In the aforementioned open letter, the best part of 2,000 affiliates of the University asked that: “active action is taken to ensure that fully-fledged and effective diversity policies are put in place in the University.” This begs the question of whether such action applies to university admissions? Would “active” approaches even work in practice to encourage diversity? If we define active approaches in terms of name-blind applications or stricter quota systems, then we must recognise that these methods for consciously pursuing more minority-background students have faced criticisms in the past – so much so, that I believe it’s not feasible for a university to pursue such policies today.

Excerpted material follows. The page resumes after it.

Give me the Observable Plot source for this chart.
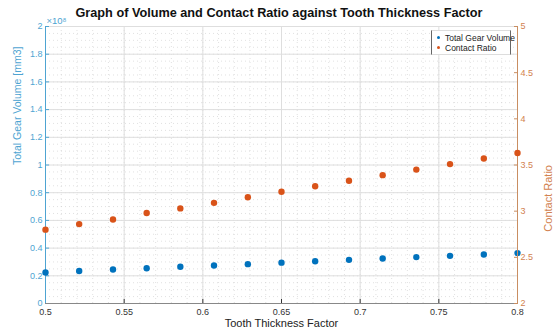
<!DOCTYPE html>
<html><head><meta charset="utf-8">
<script src="https://cdn.jsdelivr.net/npm/d3@7"></script>
<script src="https://cdn.jsdelivr.net/npm/@observablehq/plot@0.6"></script>
<style>
body{margin:0;background:#fff;font-family:"Liberation Sans",Arial,sans-serif;}
#wrap{position:relative;width:558px;height:333px;overflow:hidden;}
#wrap svg{position:absolute;left:0;top:0;}
#title{position:absolute;left:0;width:558px;top:6px;text-align:center;font-weight:bold;font-size:12.7px;color:#111;}
#legend{position:absolute;left:431px;top:30px;width:78px;height:23px;background:#fff;border:1px solid #ddd;border-left:1px solid #666;border-right:1px solid #666;font-size:8.5px;color:#222;}
#legend div{position:absolute;left:13px;white-space:nowrap;}
#legend span{position:absolute;left:-8px;top:3px;width:3px;height:3px;border-radius:50%;}
</style></head><body>
<div id="wrap"><div id="title"></div><div id="legend"></div></div>
<script>
const titleText = "Graph of Volume and Contact Ratio against Tooth Thickness Factor";
const xLabel = "Tooth Thickness Factor";
const yLeftLabel = "Total Gear Volume [mm3]";
const yRightLabel = "Contact Ratio";
const seriesNames = ["Total Gear Volume", "Contact Ratio"];
const factor = [0.5, 0.5214, 0.5429, 0.5643, 0.5857, 0.6071, 0.6286, 0.65, 0.6714, 0.6929, 0.7143, 0.7357, 0.7571, 0.7786, 0.8];
const volume = [0.224, 0.235, 0.245, 0.255, 0.265, 0.274, 0.284, 0.295, 0.305, 0.315, 0.325, 0.335, 0.344, 0.354, 0.364]; // x 1e8 mm3
const contactRatio = [2.80, 2.86, 2.91, 2.98, 3.03, 3.09, 3.15, 3.21, 3.27, 3.33, 3.39, 3.45, 3.51, 3.57, 3.63];
const xTicks = [0.5, 0.55, 0.6, 0.65, 0.7, 0.75, 0.8];
const xTickLabels = ["0.5", "0.55", "0.6", "0.65", "0.7", "0.75", "0.8"];
const yLeftTicks = [0, 0.2, 0.4, 0.6, 0.8, 1, 1.2, 1.4, 1.6, 1.8, 2];
const yLeftTickLabels = ["0", "0.2", "0.4", "0.6", "0.8", "1", "1.2", "1.4", "1.6", "1.8", "2"];
const yRightTicks = [2, 2.5, 3, 3.5, 4, 4.5, 5];
const yRightTickLabels = ["2", "2.5", "3", "3.5", "4", "4.5", "5"];
const exponentLabel = "×10⁸";

const BLUE = "#0072BD", ORANGE = "#D95319";
const LEFTC = "#4ea4d2", RIGHTC = "#c98e62", RIGHTTXT = "#d2824f";
const FONT = "Liberation Sans, Arial, sans-serif";
const W = 558, H = 333, mL = 45, mR = 41, mT = 26, mB = 30;
const xDomain = [0.5, 0.8];
const rows = factor.map((f, i) => ({f, v: volume[i], c: contactRatio[i]}));

const common = {width: W, height: H, marginLeft: mL, marginRight: mR, marginTop: mT, marginBottom: mB,
  style: {background: "transparent", fontFamily: FONT, fontSize: "9px", overflow: "visible"}};

const p1 = Plot.plot({
  ...common,
  x: {domain: xDomain},
  y: {domain: [0, 2]},
  marks: [
    Plot.gridX({ticks: 30, stroke: "#c8c8c8", strokeOpacity: 0.55, strokeDasharray: "1,3"}),
    Plot.gridY({ticks: 40, stroke: "#c8c8c8", strokeOpacity: 0.55, strokeDasharray: "1,3"}),
    Plot.gridX(xTicks, {stroke: "#dedede", strokeOpacity: 1}),
    Plot.gridY(yLeftTicks, {stroke: "#dedede", strokeOpacity: 1}),
    Plot.axisX(xTicks, {tickSize: -4, tickPadding: 9, tickFormat: (d, i) => xTickLabels[i], fill: "#333", stroke: "#333", label: null}),
    Plot.axisY(yLeftTicks, {tickSize: -4, tickPadding: 7, tickFormat: (d, i) => yLeftTickLabels[i], fill: LEFTC, stroke: LEFTC, label: null}),
    Plot.ruleY([0], {stroke: "#888"}),
    Plot.ruleX([xDomain[0]], {stroke: LEFTC}),
    Plot.text([yLeftLabel], {text: d => d, frameAnchor: "left", rotate: -90, dx: -28, fill: LEFTC, fontSize: 10.5}),
    Plot.text([xLabel], {text: d => d, frameAnchor: "bottom", dy: 23, fill: "#222", fontSize: 11}),
    Plot.text([exponentLabel], {text: d => d, frameAnchor: "top-left", textAnchor: "start", dy: -9, dx: 1, fill: LEFTC, fontSize: 9.5}),
    Plot.dot(rows, {x: "f", y: "v", r: 3.2, fill: BLUE, stroke: null})
  ]
});

const p2 = Plot.plot({
  ...common,
  x: {domain: xDomain, axis: null},
  y: {domain: [2, 5]},
  marks: [
    Plot.axisY(yRightTicks, {anchor: "right", tickSize: -4, tickPadding: 7, tickFormat: (d, i) => yRightTickLabels[i], fill: RIGHTTXT, stroke: RIGHTC, label: null}),
    Plot.ruleX([xDomain[1]], {stroke: RIGHTC}),
    Plot.text([yRightLabel], {text: d => d, frameAnchor: "right", rotate: -90, dx: 31, fill: RIGHTTXT, fontSize: 11}),
    Plot.dot(rows, {x: "f", y: "c", r: 3.2, fill: ORANGE, stroke: null})
  ]
});

const wrap = document.getElementById("wrap");
wrap.insertBefore(p2, wrap.firstChild);
wrap.insertBefore(p1, wrap.firstChild);
document.getElementById("title").textContent = titleText;
const leg = document.getElementById("legend");
[[seriesNames[0], BLUE, 2], [seriesNames[1], ORANGE, 12]].forEach(([t, c, top]) => {
  const d = document.createElement("div");
  d.style.top = top + "px";
  d.textContent = t;
  const s = document.createElement("span");
  s.style.background = c;
  d.appendChild(s);
  leg.appendChild(d);
});
</script></body></html>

Firstly, being conscious of race in admissions is problematic. St Andrews could, hypothetically, adopt a name-blind application system in order to curb the institutional racism which has been so thoroughly brought to our attention in the last few months. On the surface, such a policy may appear effective when it comes to eradicating the bias found in admissions processes (in 2018, UCAS found that black students were 21 times more likely to have their application investigated simply because of their name). However, despite being the better or preferred student on name-blind paper, the applicant may still face discrimination at a face-to-face interview, the final step before an offer is given in the case of some courses. Thus, name-blind application systems alone may fail to go far enough if we want to effect real change. This was made evident by a 2017 UCAS trial across 6 universities which found name-blind applications caused little change in diversity at these institutions.
The more radical “active” option that I’ve often heard mentioned during discussions on this topic is a quota system which would give preferential treatment on the grounds of race during the admissions process. While this would certainly increase diversity in admissions quickly, this option is clearly unfeasible, not to mention illegal in the UK. If St Andrews was to start actively quantifying their intake of students from minority backgrounds, who is to say what is the ‘right’ number of students from a specific background? A quota could even detract from the merits of a certain university place or even be considered discriminatory itself as taking into account race as a factor during admissions requires it as a component to be actively searched for in applicants. Beyond this, it could also be unsustainable for minority students and their own individual identity as they are accepted based on a characteristic which is beyond their own control, and this could have wide ranging implications for their own university experience.
These “active” approaches and their shortfalls suggest to me that the responsibility to improve and foster greater diversity within St Andrews is not the University’s responsibility alone. “Active” approaches to admissions will not remove the inherent stigmas of our society but, instead, confirm them, which is why universities have not resorted to these measures regarding this issue. If the University wants to impact real change, the work must begin before the admissions process: working at a national level to prioritise and promote diversity and overall BAME representation in the applicant pool itself first in order to, subsequently, increase the chances of minority students gaining entry during the admissions process without “active” measures needing to be implemented.
The new Student Graduate Route visa programme provides a credible in-road for diversifying the student applicant pool. This route includes a “post-study” work visa which will allow current student visa holders to stay and work in the UK for up to two years after they graduate. This will come into force for international students graduating in summer 2021. In my opinion, this has the potential to encourage a greater international pool of BAME students to apply to our universities in the first place. There is no cap on the number of international students allowed to apply to this scheme, so it resolves any need for a quota and its detrimental consequences. Instead of actively recruiting diversity in admissions themselves, we have a shared task alongside other universities to champion and promote this new visa policy if we want to show that we are truly committed to increasing diversity.
As for the domiciled UK BAME population, Widening Participation schemes like the First Chances Foundation and Senior Phase for underrepresented groups and minority students have effected real change in regards to increasing access to higher education and these efforts should not go unnoticed. In collaborating with schools and colleges, the University is widening the pool of students who will consider an application and such support allows those from disadvantaged backgrounds to enter the applicant pool on their own merits. If St Andrews, alongside other universities, continues to expand its work with government, colleges, and perhaps even firms and businesses to encourage diversity and social mobility at a younger age, this will enrich the applicant pool. As a result, admissions would have a much increased chance of recruiting from BAME backgrounds.
I understand that the initial point at which the University is able to accept individuals from a BAME background is during the admissions process and that this process significantly impacts not just the cultural and racial makeup of the university for the subsequent academic year but also the range of societies, cultural variety, and viewpoints which circulate, and mold the town’s atmosphere thereafter. However, the University itself should not be criticized too harshly in the demands for urgent “active action” within the context of their own admissions process. This is a wider issue that requires action to be taken with the help of other educational bodies and Government. Reconstituting the admissions process is not the answer. Instead, we must actively change the steps prior to admission, namely in widening the applicant pool.